━━ Data listing ━━

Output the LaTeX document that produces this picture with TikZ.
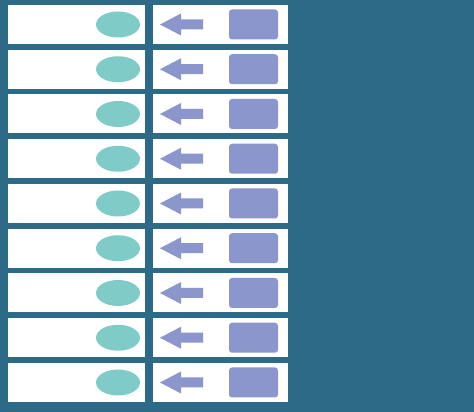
\documentclass[tikz,border=0pt]{standalone}
\usetikzlibrary{calc}
\definecolor{bgblue}{HTML}{2C6A87}
\definecolor{tealc}{HTML}{7ECBC7}
\definecolor{purp}{HTML}{8A96CC}
\tikzset{
  panel/.style={fill=white, draw=none, minimum width=137pt, minimum height=39pt, inner sep=0pt, outer sep=0pt},
  panelr/.style={fill=white, draw=none, minimum width=135pt, minimum height=39pt, inner sep=0pt, outer sep=0pt},
  blob/.style={ellipse, fill=tealc, draw=none, minimum width=44pt, minimum height=26pt, inner sep=0pt},
  tile/.style={fill=purp, draw=none, rounded corners=3pt, minimum width=49pt, minimum height=30pt, inner sep=0pt},
  blockarrow/.style={fill=purp, draw=none}
}
\usetikzlibrary{shapes.geometric}
\begin{document}
\begin{tikzpicture}[x=1pt,y=1pt]
\fill[bgblue] (0,0) rectangle (474,412);
\useasboundingbox (0,0) rectangle (474,412);
\foreach \k in {0,...,8}{
  \pgfmathsetmacro{\cy}{412-(24.5+44.75*\k)}
  \node[panel] (L\k) at (76.5,\cy) {};
  \node[panelr] (R\k) at (220.5,\cy) {};
  \node[blob] (E\k) at (118,\cy) {};
  \node[tile] (B\k) at (253.5,\cy) {};
  \coordinate (T\k) at (160,\cy);
  \fill[blockarrow] (T\k) -- ++(21,11) -- ++(0,-6) -- ++(22,0) -- ++(0,-10) -- ++(-22,0) -- ++(0,-6) -- cycle;
}
\end{tikzpicture}
\end{document}
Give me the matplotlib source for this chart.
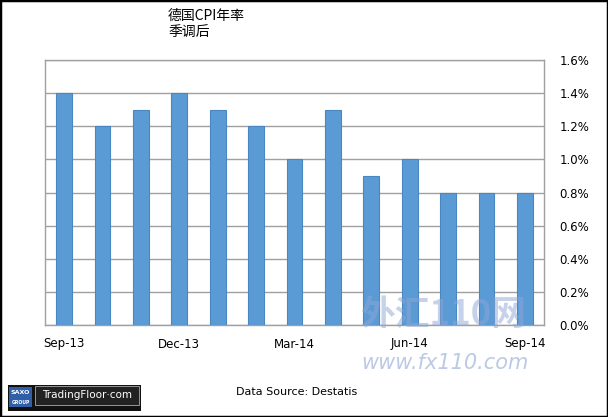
import matplotlib
matplotlib.use("Agg")
import matplotlib.pyplot as plt
from matplotlib.patches import Rectangle
from matplotlib.ticker import FuncFormatter, MultipleLocator

plt.rcParams['font.family'] = ['DejaVu Sans', 'Noto Sans CJK SC']

categories = ["Sep-13", "Oct-13", "Nov-13", "Dec-13", "Jan-14", "Feb-14", "Mar-14",
              "Apr-14", "May-14", "Jun-14", "Jul-14", "Aug-14", "Sep-14"]
values = [1.4, 1.2, 1.3, 1.4, 1.3, 1.2, 1.0, 1.3, 0.9, 1.0, 0.8, 0.8, 0.8]
tick_labels = ["Sep-13", "Dec-13", "Mar-14", "Jun-14", "Sep-14"]
title_lines = ["德国CPI年率", "季调后"]
source = "Data Source: Destatis"

W, H = 608, 417
fig = plt.figure(figsize=(W / 100, H / 100), dpi=100)
fig.patch.set_facecolor("white")

ax = fig.add_axes([45 / W, 1 - 325 / H, 499 / W, 265 / H])
x = list(range(len(categories)))
ax.bar(x, values, width=0.41, color="#5B9BD5", edgecolor="#4A86C0", linewidth=0.8, zorder=3)
ax.set_xlim(-0.5, len(categories) - 0.5)
ax.set_ylim(0, 1.6)
ax.yaxis.set_major_locator(MultipleLocator(0.2))
ax.yaxis.set_major_formatter(FuncFormatter(lambda v, p: f"{v:.1f}%"))
ax.yaxis.tick_right()
ax.grid(axis="y", color="#A0A0A0", linewidth=1.0, zorder=0)
ax.set_xticks([categories.index(t) for t in tick_labels])
ax.set_xticklabels(tick_labels)
ax.tick_params(axis="both", length=0, labelsize=8.5, colors="black")
ax.tick_params(axis="y", pad=11)
ax.tick_params(axis="x", pad=9)
for s in ax.spines.values():
    s.set_color("#A0A0A0")
    s.set_linewidth(1.0)

# title
fig.text(168 / W, 1 - 16 / H, title_lines[0], fontsize=10, family=["Noto Sans CJK SC"],
         va="center", ha="left")
fig.text(168 / W, 1 - 32 / H, title_lines[1], fontsize=10, family=["Noto Sans CJK SC"],
         va="center", ha="left")

# watermark
fig.text(443 / W, 1 - 314 / H, "外汇110网", fontsize=25, color="#8FA6D6", alpha=0.5,
         family=["Noto Sans CJK SC"], ha="center", va="center", weight="bold")
fig.text(445 / W, 1 - 363 / H, "www.fx110.com", fontsize=15, color="#8FA6D6", alpha=0.6,
         ha="center", va="center", style="italic")

# source
fig.text(297 / W, 1 - 392 / H, source, fontsize=8, ha="center", va="center")

# logo
fig.patches.append(Rectangle((8 / W, 1 - 411 / H), 133 / W, 26 / H, transform=fig.transFigure,
                             facecolor="#111111", edgecolor="none"))
fig.patches.append(Rectangle((9 / W, 1 - 407 / H), 23 / W, 20 / H, transform=fig.transFigure,
                             facecolor="#2E5FA8", edgecolor="none"))
fig.text(20.5 / W, 1 - 392 / H, "SAXO", fontsize=4.5, color="white", ha="center", va="center",
         weight="bold")
fig.text(20.5 / W, 1 - 402 / H, "GROUP", fontsize=3.3, color="white", ha="center", va="center",
         weight="bold")
fig.patches.append(Rectangle((35 / W, 1 - 405 / H), 104 / W, 19 / H, transform=fig.transFigure,
                             facecolor="#222222", edgecolor="#AAAAAA", linewidth=0.6))
fig.text(87 / W, 1 - 395.5 / H, "TradingFloor·com", fontsize=7.5, color="white", ha="center",
         va="center")

# outer frame
fig.patches.append(Rectangle((0, 0), 1, 1, transform=fig.transFigure, facecolor="none",
                             edgecolor="black", linewidth=2.5))

fig.savefig("out.png", dpi=100)
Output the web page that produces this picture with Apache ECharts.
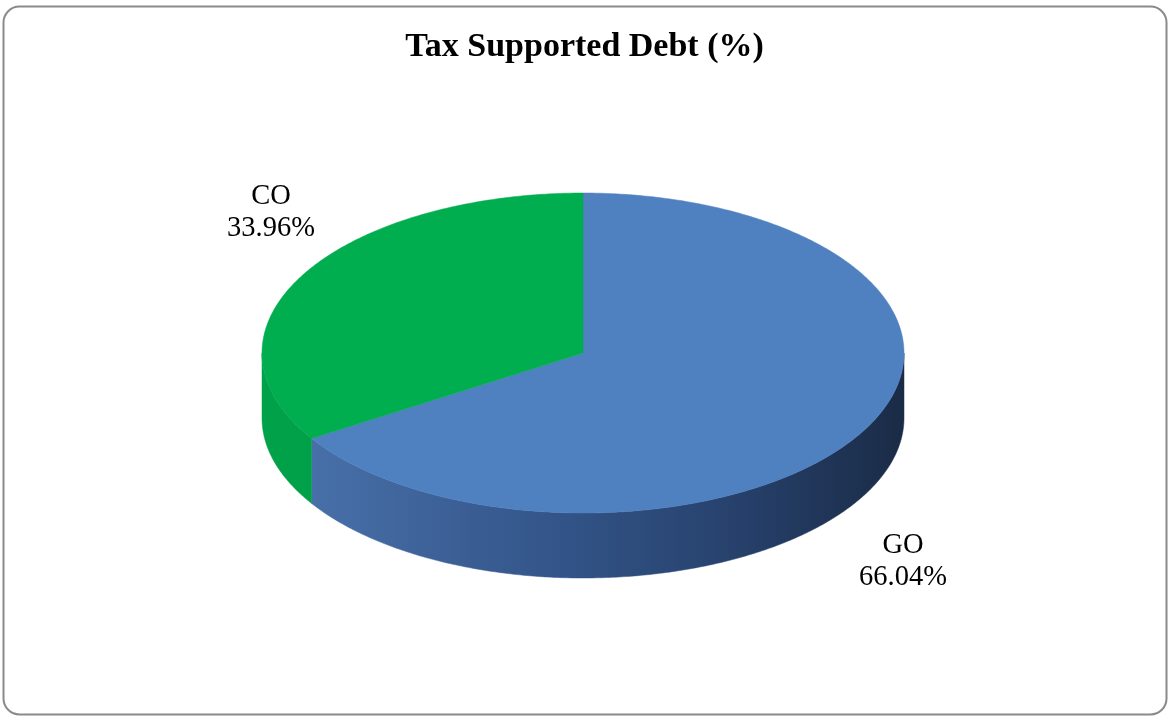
<!DOCTYPE html>
<html>
<head>
<meta charset="utf-8">
<script src="https://cdn.jsdelivr.net/npm/echarts@6/dist/echarts.min.js"></script>
<style>
html,body{margin:0;padding:0;background:#fff;}
#chart{width:1169px;height:717px;}
</style>
</head>
<body>
<div id="chart"></div>
<script>
const categories = ['GO', 'CO'];
const values = [66.04, 33.96];
const chartTitle = 'Tax Supported Debt (%)';

const topColors = ['#4f80c0', '#00ad4f'];
const labelPos = [[903, 562], [271, 213]];

const CX = 583, CY = 353, RX = 321, RY = 160, DEPTH = 65;
const total = values.reduce((a, b) => a + b, 0);

function pt(t, dy) {
  return [CX + RX * Math.sin(t), CY - RY * Math.cos(t) + dy];
}
function arc(a, b, dy) {
  const n = Math.max(2, Math.ceil((b - a) / 0.01));
  const out = [];
  for (let i = 0; i <= n; i++) out.push(pt(a + (b - a) * i / n, dy));
  return out;
}

const sideFills = [
  { type: 'linear', x: CX - RX, y: 0, x2: CX + RX, y2: 0, global: true,
    colorStops: [{ offset: 0, color: '#4c75ae' }, { offset: 0.45, color: '#33558a' }, { offset: 0.75, color: '#26406a' }, { offset: 1, color: '#1a2b46' }] },
  { type: 'linear', x: CX - RX, y: 0, x2: CX + RX, y2: 0, global: true,
    colorStops: [{ offset: 0, color: '#00a249' }, { offset: 1, color: '#008a3c' }] }
];

const chart = echarts.init(document.getElementById('chart'), null, { renderer: 'canvas' });

chart.setOption({
  backgroundColor: '#ffffff',
  animation: false,
  title: {
    text: chartTitle,
    left: 'center',
    top: 25,
    textStyle: { fontFamily: 'Liberation Serif', fontWeight: 'bold', fontSize: 34, color: '#000' }
  },
  graphic: [{
    type: 'rect',
    shape: { x: 3.5, y: 6.5, width: 1163, height: 708, r: 16 },
    style: { fill: 'none', stroke: '#8a8a8a', lineWidth: 2 },
    z: 100
  }],
  series: [{
    type: 'custom',
    coordinateSystem: 'none',
    data: values.map((v, i) => ({ name: categories[i], value: v })),
    renderItem: function (params, api) {
      const i = params.dataIndex;
      let before = 0;
      for (let k = 0; k < i; k++) before += values[k];
      const start = before / total * Math.PI * 2;
      const end = (before + values[i]) / total * Math.PI * 2;
      const children = [];
      const a = Math.max(start, Math.PI / 2), b = Math.min(end, Math.PI * 1.5);
      if (a < b) {
        const top = arc(a, b, 0);
        const bot = arc(a, b, DEPTH).reverse();
        children.push({
          type: 'polygon', z2: 1,
          shape: { points: top.concat(bot) },
          style: { fill: sideFills[i], stroke: sideFills[i], lineWidth: 0.5 }
        });
      }
      children.push({
        type: 'polygon', z2: 2,
        shape: { points: [[CX, CY]].concat(arc(start, end, 0)) },
        style: { fill: topColors[i], stroke: topColors[i], lineWidth: 0.5 }
      });
      children.push({
        type: 'text', z2: 3,
        style: {
          text: categories[i] + '\n' + api.value(0).toFixed(2) + '%',
          x: labelPos[i][0], y: labelPos[i][1],
          align: 'center', verticalAlign: 'middle',
          font: '28.5px "Liberation Serif"', lineHeight: 32, fill: '#000'
        }
      });
      return { type: 'group', children: children };
    }
  }]
});
</script>
</body>
</html>
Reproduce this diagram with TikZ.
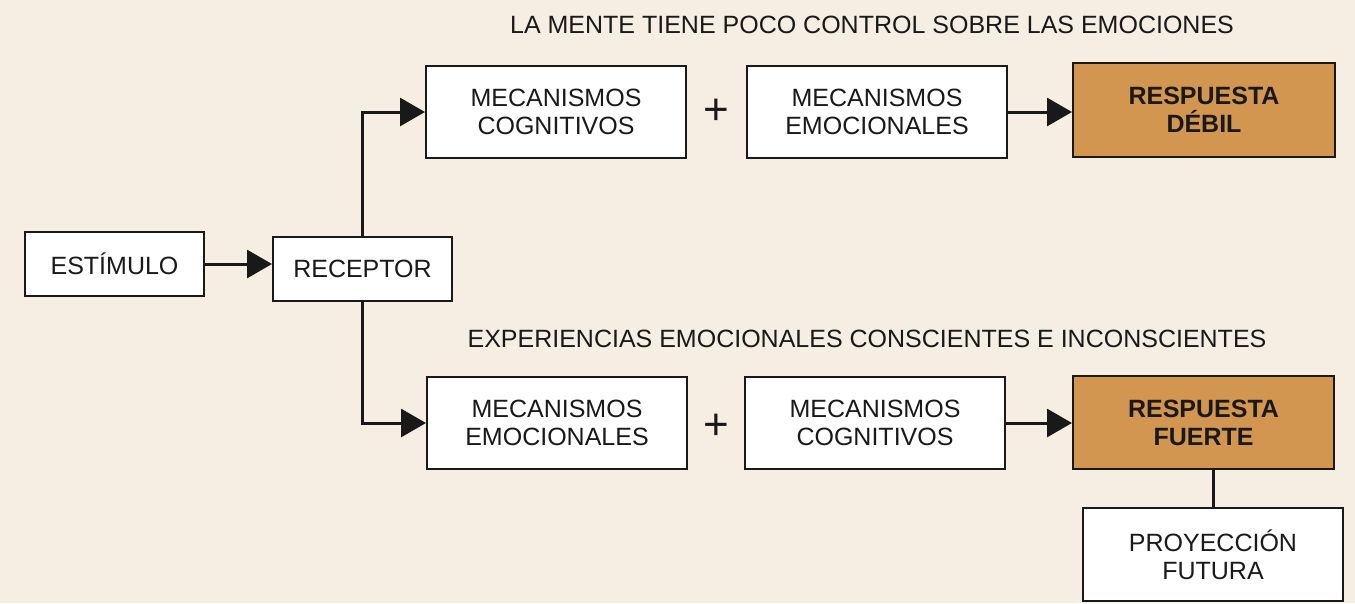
\documentclass[tikz,border=0pt]{standalone}
\usepackage{fontspec}
\setmainfont{Liberation Sans}
\usetikzlibrary{arrows.meta}
\definecolor{bg}{RGB}{246,238,227}
\definecolor{resp}{RGB}{210,150,80}
\definecolor{ink}{RGB}{25,25,25}
\begin{document}
\begin{tikzpicture}[x=1pt,y=-1pt,
  box/.style={draw=ink,line width=2pt,fill=white,inner sep=0pt,align=center,
    font=\fontsize{25}{28}\selectfont,text=ink},
  respbox/.style={box,fill=resp,font=\fontsize{25}{28}\selectfont\bfseries},
  conn/.style={line width=3pt,draw=ink},
  arr/.style={conn,-{Triangle[length=25pt,width=28pt]}},
  lbl/.style={font=\fontsize{25}{28}\selectfont,text=ink,inner sep=0pt}]
\fill[bg] (0,0) rectangle (1355,603);
\useasboundingbox (0,0) rectangle (1355,603);
\node[box,minimum width=179pt,minimum height=64pt] (est) at (114.5,264) {ESTÍMULO};
\node[box,minimum width=179pt,minimum height=64pt] (rec) at (362.5,269) {RECEPTOR};
\node[box,minimum width=260pt,minimum height=92pt] (c1) at (556,112) {MECANISMOS\\COGNITIVOS};
\node[box,minimum width=260pt,minimum height=92pt] (e1) at (877,112) {MECANISMOS\\EMOCIONALES};
\node[respbox,minimum width=262pt,minimum height=94pt] (r1) at (1204,110) {RESPUESTA\\DÉBIL};
\node[box,minimum width=260pt,minimum height=92pt] (e2) at (557,423) {MECANISMOS\\EMOCIONALES};
\node[box,minimum width=260pt,minimum height=92pt] (c2) at (875,423) {MECANISMOS\\COGNITIVOS};
\node[respbox,minimum width=261pt,minimum height=93pt] (r2) at (1203.5,422.5) {RESPUESTA\\FUERTE};
\node[box,minimum width=260pt,minimum height=93pt] (p) at (1213,554.5) {PROYECCIÓN\\FUTURA};
\node[lbl] (t1) at (872,25) {LA MENTE TIENE POCO CONTROL SOBRE LAS EMOCIONES};
\node[lbl] (t2) at (867,339) {EXPERIENCIAS EMOCIONALES CONSCIENTES E INCONSCIENTES};
\node[lbl,font=\fontsize{44}{44}\selectfont] (plus1) at (716,112) {+};
\node[lbl,font=\fontsize{44}{44}\selectfont] (plus2) at (716,427) {+};
\draw[arr] (est.east) -- (est.east -| rec.west);
\draw[arr] (rec.north) |- (c1.west);
\draw[arr] (rec.south) |- (e2.west);
\draw[arr] (e1.east) -- (e1.east -| r1.west);
\draw[arr] (c2.east) -- (c2.east -| r2.west);
\draw[conn] (r2.south -| p.north) -- (p.north);
\end{tikzpicture}
\end{document}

━━━

What is required: How many lines of the listing include the string "that"? Answer with the number alone.

Exercise answer: 2